Tuesday, June 17, 2008

MacArthur Series

Reading in the MacArthur Series starting with the section on Civic Engagement and immediately came across many interesting articles that illuminated, for me, some issues that we have been discussing in these forums.

Talk about the matrix of coincidence. Serendipity used to amaze me but I find myself counting on it now.

I liked the article by Howard Rheingold, he seems to be popping up every where I look the last while.

I also was interested in the Marina Umaschi Bers piece.
I was reading her bio and discovered she did her Phd under Turkle and Papert at the MIT Media Lab. Turkle and Papert have reworked the Claude Levi Strauss notion of Bricolage.

"Levi-Strauss used the idea of bricolage to contrast the analytic methodology of Western science with what he called a "science of the concrete" in primitive societies.11 The bricoleur scientist does not move abstractly and hierarchically from axiom to theorem to corollary. Bricoleurs construct theories by arranging and rearranging, by negotiating and renegotiating with a set of well-known materials." (Turkle and Papert, 1992)

As I mentioned in my introductory comments, I consider myself a bricoleur, putting things together out of bits and pieces using unconventional means. This certainly fits as part of the pedagogy of propinquity and also reflects a useful mindset for making sense out of the vast amount of resources on the Internet.

I went on to look at the issues raised by S. Shyam Sundar and his discussion of how technological affordances have affected the credibility of online information. An excellent illustration of this issue is found in the ongoing discussion about the validity, credibility and reliability of Wikipedia. This dialog continues on the Internet and within Wikipedia itself. When anybody can create a Journal and claim authority it is evermore necessary to develop and use critical thinking skills.

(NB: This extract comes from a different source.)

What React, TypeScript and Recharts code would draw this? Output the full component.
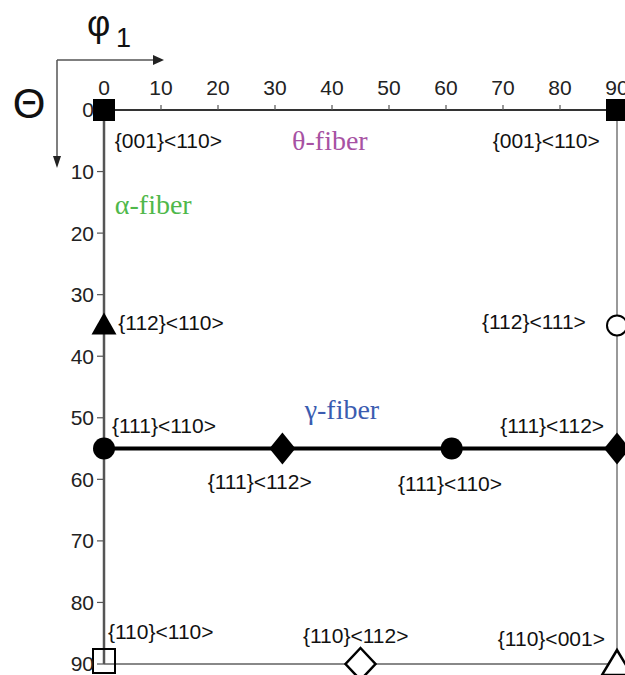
import React from 'react';
import { ScatterChart, Scatter, XAxis, YAxis, ReferenceLine } from 'recharts';

// Axis ticks (Euler angles, degrees)
const phiTicks = [0, 10, 20, 30, 40, 50, 60, 70, 80, 90];
const thetaTicks = [0, 10, 20, 30, 40, 50, 60, 70, 80, 90];
const bottomTicks = [20, 50, 80];
const rightTicks = [40];

// Ideal orientations (phi1, Theta)
const filledSquares = [{ x: 0, y: 0 }, { x: 90, y: 0 }];
const filledTriangles = [{ x: 0, y: 35 }];
const filledCircles = [{ x: 0, y: 55 }, { x: 61, y: 55 }];
const filledDiamonds = [{ x: 31.3, y: 55 }, { x: 90, y: 55 }];
const openCircles = [{ x: 90, y: 35 }];
const openSquares = [{ x: 0, y: 90 }];
const openDiamonds = [{ x: 45, y: 90 }];
const openTriangles = [{ x: 90, y: 90 }];

const gammaFiberTheta = 55;

// Orientation annotations, anchored at (phi1, Theta)
const orientationLabels = [
  { text: '{001}<110>', x: 1.9, y: 5.0 },
  { text: '{001}<110>', x: 68.2, y: 4.9 },
  { text: '{112}<110>', x: 2.5, y: 34.6 },
  { text: '{112}<111>', x: 66.3, y: 34.4 },
  { text: '{111}<110>', x: 1.4, y: 51.2 },
  { text: '{111}<112>', x: 69.5, y: 51.2 },
  { text: '{111}<112>', x: 18.2, y: 60.4 },
  { text: '{111}<110>', x: 51.6, y: 60.6 },
  { text: '{110}<110>', x: 0.7, y: 84.8 },
  { text: '{110}<112>', x: 34.9, y: 85.3 },
  { text: '{110}<001>', x: 69.1, y: 85.8 },
];

const fiberLabels = [
  { text: 'θ-fiber', x: 33.0, y: 4.9, color: '#a752a3' },
  { text: 'α-fiber', x: 1.9, y: 15.3, color: '#4fb84a' },
  { text: 'γ-fiber', x: 35.2, y: 48.7, color: '#3b5cb0' },
];

const FONT = '"Liberation Sans", Arial, sans-serif';
const SERIF = '"Liberation Serif", "Times New Roman", serif';

const FilledSquare = (p: any) => (
  <rect x={p.cx - 11} y={p.cy - 11} width={22} height={22} fill="#000" />
);
const FilledTriangle = (p: any) => (
  <polygon points={`${p.cx},${p.cy - 13} ${p.cx - 12.5},${p.cy + 9} ${p.cx + 12.5},${p.cy + 9}`} fill="#000" />
);
const FilledCircle = (p: any) => <circle cx={p.cx} cy={p.cy} r={11} fill="#000" />;
const FilledDiamond = (p: any) => (
  <polygon points={`${p.cx},${p.cy - 16} ${p.cx + 13},${p.cy} ${p.cx},${p.cy + 16} ${p.cx - 13},${p.cy}`} fill="#000" />
);
const OpenCircle = (p: any) => (
  <circle cx={p.cx} cy={p.cy} r={10} fill="#fff" stroke="#000" strokeWidth={2} />
);
const OpenSquare = (p: any) => (
  <rect x={p.cx - 11} y={p.cy - 15} width={22} height={24} fill="none" stroke="#000" strokeWidth={2} />
);
const OpenDiamond = (p: any) => (
  <polygon points={`${p.cx},${p.cy - 16} ${p.cx + 15},${p.cy} ${p.cx},${p.cy + 16} ${p.cx - 15},${p.cy}`} fill="#fff" stroke="#000" strokeWidth={2.5} />
);
const OpenTriangle = (p: any) => (
  <polygon points={`${p.cx},${p.cy - 14} ${p.cx - 15},${p.cy + 11} ${p.cx + 15},${p.cy + 11}`} fill="#fff" stroke="#000" strokeWidth={2.5} />
);
const OrientationText = (p: any) => (
  <text x={p.cx} y={p.cy} dominantBaseline="central" textAnchor="start" fontFamily={FONT} fontSize={21} fill="#111">
    {p.payload.text}
  </text>
);
const FiberText = (p: any) => (
  <text x={p.cx} y={p.cy} dominantBaseline="central" textAnchor="start" fontFamily={SERIF} fontSize={28} fill={p.payload.color}>
    {p.payload.text}
  </text>
);

export default function App() {
  return (
    <div style={{ position: 'absolute', left: 0, top: 0, width: 625, height: 675, background: '#fff' }}>
      <ScatterChart width={625} height={675} margin={{ top: 70, left: 64, right: 8, bottom: 11 }}>
        <XAxis
          type="number"
          dataKey="x"
          orientation="top"
          domain={[0, 90]}
          ticks={phiTicks}
          height={40}
          axisLine={{ stroke: '#333', strokeWidth: 2 }}
          tickLine={{ stroke: '#555', strokeWidth: 1.2 }}
          tickSize={5}
          tickMargin={10}
          tick={{ fontFamily: FONT, fontSize: 21, fill: '#222' }}
          interval={0}
        />
        <XAxis
          xAxisId="bottom"
          type="number"
          orientation="bottom"
          domain={[0, 90]}
          ticks={bottomTicks}
          height={11}
          mirror
          tick={false}
          axisLine={{ stroke: '#888', strokeWidth: 2 }}
          tickLine={{ stroke: '#777', strokeWidth: 1.2 }}
          tickSize={5}
        />
        <YAxis
          type="number"
          dataKey="y"
          domain={[0, 90]}
          reversed
          ticks={thetaTicks}
          width={40}
          axisLine={{ stroke: '#555', strokeWidth: 2.5 }}
          tickLine={{ stroke: '#555', strokeWidth: 1.2 }}
          tickSize={7}
          tickMargin={3}
          tick={{ fontFamily: FONT, fontSize: 21, fill: '#222' }}
          interval={0}
        />
        <YAxis
          yAxisId="right"
          type="number"
          orientation="right"
          domain={[0, 90]}
          reversed
          ticks={rightTicks}
          width={8}
          mirror
          tick={false}
          axisLine={{ stroke: '#777', strokeWidth: 1.5 }}
          tickLine={{ stroke: '#888', strokeWidth: 1.2 }}
          tickSize={5}
        />
        <ReferenceLine y={gammaFiberTheta} stroke="#000" strokeWidth={4} />
        <Scatter data={orientationLabels} shape={OrientationText} isAnimationActive={false} />
        <Scatter data={fiberLabels} shape={FiberText} isAnimationActive={false} />
        <Scatter data={filledSquares} shape={FilledSquare} isAnimationActive={false} />
        <Scatter data={filledTriangles} shape={FilledTriangle} isAnimationActive={false} />
        <Scatter data={filledCircles} shape={FilledCircle} isAnimationActive={false} />
        <Scatter data={filledDiamonds} shape={FilledDiamond} isAnimationActive={false} />
        <Scatter data={openCircles} shape={OpenCircle} isAnimationActive={false} />
        <Scatter data={openSquares} shape={OpenSquare} isAnimationActive={false} />
        <Scatter data={openDiamonds} shape={OpenDiamond} isAnimationActive={false} />
        <Scatter data={openTriangles} shape={OpenTriangle} isAnimationActive={false} />
      </ScatterChart>
      <svg width={625} height={675} style={{ position: 'absolute', left: 0, top: 0, pointerEvents: 'none' }}>
        <line x1={57} y1={60} x2={154} y2={60} stroke="#555" strokeWidth={1.5} />
        <polygon points="164,60 153,55 153,65" fill="#222" />
        <line x1={57} y1={60} x2={57} y2={157} stroke="#555" strokeWidth={1.5} />
        <polygon points="57,168 53,156 61,156" fill="#222" />
        <text x={87} y={36} fontFamily={FONT} fontSize={36} fill="#111">
          φ<tspan x={116} y={47} fontSize={27}>1</tspan>
        </text>
        <text x={29} y={118} textAnchor="middle" fontFamily={FONT} fontSize={42} fill="#111">Θ</text>
      </svg>
    </div>
  );
}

These skills must be honed even further because some of our traditional shortcuts for attributing authority and credibility have been undermined by questionable practices and outright fraud. I'm thinking of the process of peer-review in academic journals and how this whole process has been undermined and subverted by practices of tobacco and pharmaceutical corporations.

When such bastions of empirical evidence as the New England Journal of Medicine change their editorial policies to accommodate pharmaceutical corporations, that whole system of intellectual authority and credibility-granting is thrown into question.

No longer can we look to certain institutions to be bastions of truth. The Catholic Church had a doctrine of Imprimatur that said that a literary or similar work had been declared "free of error" in matters of Roman Catholic doctrine. It was an intellectual control mechanism to reduce the chances of the laity being exposed to heresy. This doctrine also made things very difficult for the Liberation Theologists especially those who were considered as adopting the views and attitudes of socialism or communism.

We can no longer grant any institution or individual theorist the unquestioned of authority, the right of Imprimatur. And it is evermore important that scholar practitioners become aware of some of the ways that academic fraud is perpetuated and expose it when ever it occurs.

That puts me back to another of the themes that is emerging for me, the punk philosophy of questioning authority. Edupunk is a very liberating impulse.

I look forward to hearing what others have to say about these articles and others in the MacAurthur series.


Turkle, S., & Papert, S. (1992). Epistemological Pluralism and the Revaluation of the Concrete. Journal of Mathematical Behavior, 11(1), 3-33.